Beatriz Montesanti 30 Ago 2016
Para o especialista em mídia digital Ronaldo Lemos, iniciativas se popularizaram ao colocar as mulheres no controle
Sites de relacionamento existem desde os primórdios da internet, mas nunca foram tão populares quanto os aplicativos de paquera que se multiplicaram nos últimos anos.
Para Ronaldo Lemos, advogado especializado em mídias digitais, há um motivo crucial pelo sucesso: o feminismo. O que esses serviços trouxeram de diferente em relação aos antigos sites, além de serem mais adequados tecnologicamente aos tempos atuais, foi colocar as mulheres no controle. Lemos escreveu sobre o tema em uma coluna publicada na revista “TPM” em agosto.
Diferentemente das antigas páginas de relacionamento, no Tinder, Happn e demais opções do gênero criadas nos últimos cinco anos, a comunicação entre duas pessoas só se dá a partir de uma demonstração mútua de interesse.
“Nos primórdios da internet, as poucas mulheres que se aventuravam a ingressar nos sites de paquera (lembrando que aplicativos nem existiam naquela época!) eram assediadas por um número avassalador de homens em busca do par perfeito. A ponto de que esses ambientes virtuais de paquera muitas vezes se tornavam inóspitos para a presença feminina.”
Ronaldo Lemos
Advogado, em coluna na revista “TPM”
Uma pesquisa da Universidade Queen Mary, de Londres - e citada por Lemos em seu artigo - comprovou que há uma diferença expressiva de comportamento entre homens e mulheres em busca de um parceiro.
No caso de sites e aplicativos de paquera, essa diferença se expressa pelo número de pessoas que cada gênero se interessa. Homens tendem a demonstrar interesse por um número maior de mulheres, mas recebem apenas 0,6% de retorno. Mulheres tendem a ser mais seletivas, e recebem 10% de retorno.

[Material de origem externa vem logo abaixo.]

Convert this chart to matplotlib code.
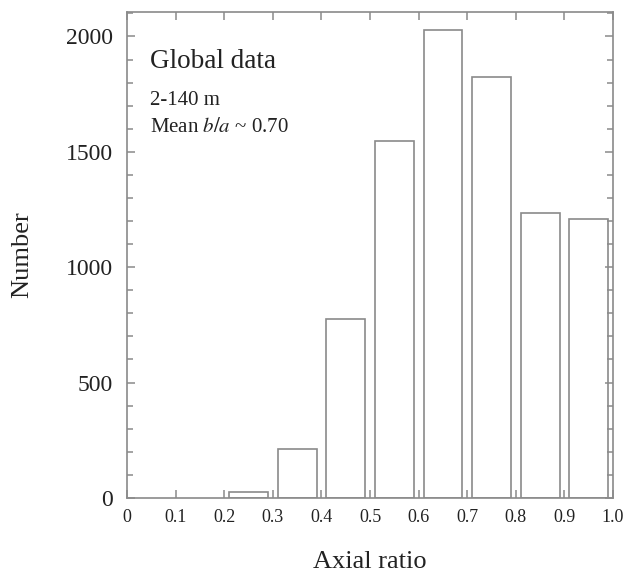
import matplotlib.pyplot as plt
from matplotlib.ticker import MultipleLocator

# ----------------- DATA -----------------
bin_starts = [0.2, 0.3, 0.4, 0.5, 0.6, 0.7, 0.8, 0.9]
counts = [27, 214, 777, 1546, 2028, 1826, 1236, 1210]
xticks = [0, 0.1, 0.2, 0.3, 0.4, 0.5, 0.6, 0.7, 0.8, 0.9, 1.0]
xticklabels = ["0", "0.1", "0.2", "0.3", "0.4", "0.5", "0.6", "0.7", "0.8", "0.9", "1.0"]
yticks = [0, 500, 1000, 1500, 2000]
# -----------------------------------------

plt.rcParams["font.family"] = ["Liberation Serif", "DejaVu Serif"]
plt.rcParams["mathtext.fontset"] = "stix"

GRAY = "#8a8a8a"
TEXT = "#222222"

fig = plt.figure(figsize=(6.23, 5.81), dpi=100)
ax = fig.add_axes([0.204, 0.143, 0.78, 0.836])

ax.bar([b + 0.05 for b in bin_starts], counts, width=0.08,
       facecolor="white", edgecolor=GRAY, linewidth=1.2)

ax.set_xlim(0, 1.0)
ax.set_ylim(0, 2105)
ax.set_xticks(xticks)
ax.set_xticklabels(xticklabels)
ax.set_yticks(yticks)
ax.yaxis.set_minor_locator(MultipleLocator(100))

for s in ax.spines.values():
    s.set_color(GRAY)
    s.set_linewidth(1.2)

ax.tick_params(which="both", direction="in", top=True, right=True,
               color=GRAY, width=1.1)
ax.tick_params(which="major", length=6)
ax.tick_params(which="minor", length=4)
ax.tick_params(axis="x", labelsize=13, labelcolor=TEXT, pad=8)
ax.tick_params(axis="y", labelsize=17, labelcolor=TEXT, pad=10)

ax.set_xlabel("Axial ratio", fontsize=19, color=TEXT, labelpad=18)
ax.set_ylabel("Number", fontsize=19, color=TEXT, labelpad=24)

ax.text(0.047, 0.885, "Global data", transform=ax.transAxes,
        fontsize=19.5, color=TEXT)
ax.text(0.047, 0.809, "2-140 m", transform=ax.transAxes,
        fontsize=15, color=TEXT)
ax.text(0.047, 0.754, "Mean $\\it{b/a}$ ~ 0.70", transform=ax.transAxes,
        fontsize=15, color=TEXT)

fig.savefig("out.png", dpi=100)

“Pode parecer um detalhe, mas essa transferência de poder para o universo feminino revolucionou a dinâmica dos relacionamentos na internet. Primeiro ao eliminar o desconforto do assédio masculino constante na rede. Segundo, abrindo as portas para a popularização desse tipo de ferramenta, que hoje faz parte do tecido urbano de qualquer cidade”, conclui Lemos.
Ainda não é suficiente
A liberdade e empoderamento promovidos pelos aplicativos, no entanto, não foi o suficiente. Um relatório da Pew Research Centre, publicado em 2013, mostrou que 28% dos usuários de sites de relacionamento sofreram algum tipo de assédio - 42% entre as mulheres, ante 17% entre homens. O Tinder, serviço mais popular da atualidade, surgiu em setembro de 2012.
Abusos do gênero foram reunidos na conta do Instagram - agora no Twitter - feminist_tinder. Nela, a garçonete Laura Nowak expõe mensagens sexistas que recebeu após adicionar “feminista” ao seu perfil no Tinder. Entre as conversas reveladas, estão questionamentos como “Por que você está no Tinder se é feminista?” e “Você tem um rosto bonito, por que desperdiçá-lo assim?”.
Desconfortos nas redes - como o envio de “nudes” não requisitadas - fizeram com que outras alternativas surgissem, ainda mais focadas no comportamento feminino - considerando relacionamentos heterossexuais.
Em outubro de 2015, a empresária Whitney Wolfe, cofundadora do Tinder, lançou um aplicativo autoproclamado feminista, com o objetivo de acabar com os assédios on-line. Chamado Bumble, o serviço permite apenas mulheres de iniciarem o contato com outra pessoa.
Para a empresária, quando a mulher toma a iniciativa, homens tendem a ser mais educados, o que diminuiu comportamentos abusivos e o assédio entre os usuários do aplicativo, disse ela em entrevista à BBC.
"Nós trabalhamos, criamos, apoiamos nós mesmas e isso é algo estimulante. A única coisa que não se atualizou foi a maneira como nos relacionamos. Independentemente do seu país ou faixa etária, ainda persiste uma regra não escrita de que o homem é que tem de tomar a iniciativa (na paquera) e sair 'à caça'."
Whitney Wolfe
Cocriadora do Tinder e do Bumble, à BBC
Wolfe rompeu com seus sócios do Tinder meses antes de lançar o Bumble. Ela processou um dos fundadores por assédio sexual e teria recebido US$ 1 bilhão em um acordo realizado.
Outras plataformas de relacionamento foram criadas nesse sentido. O Siren, por exemplo, permite controlar o quanto do perfil é visível, além de viabilizar o bloqueio de alguns usuários.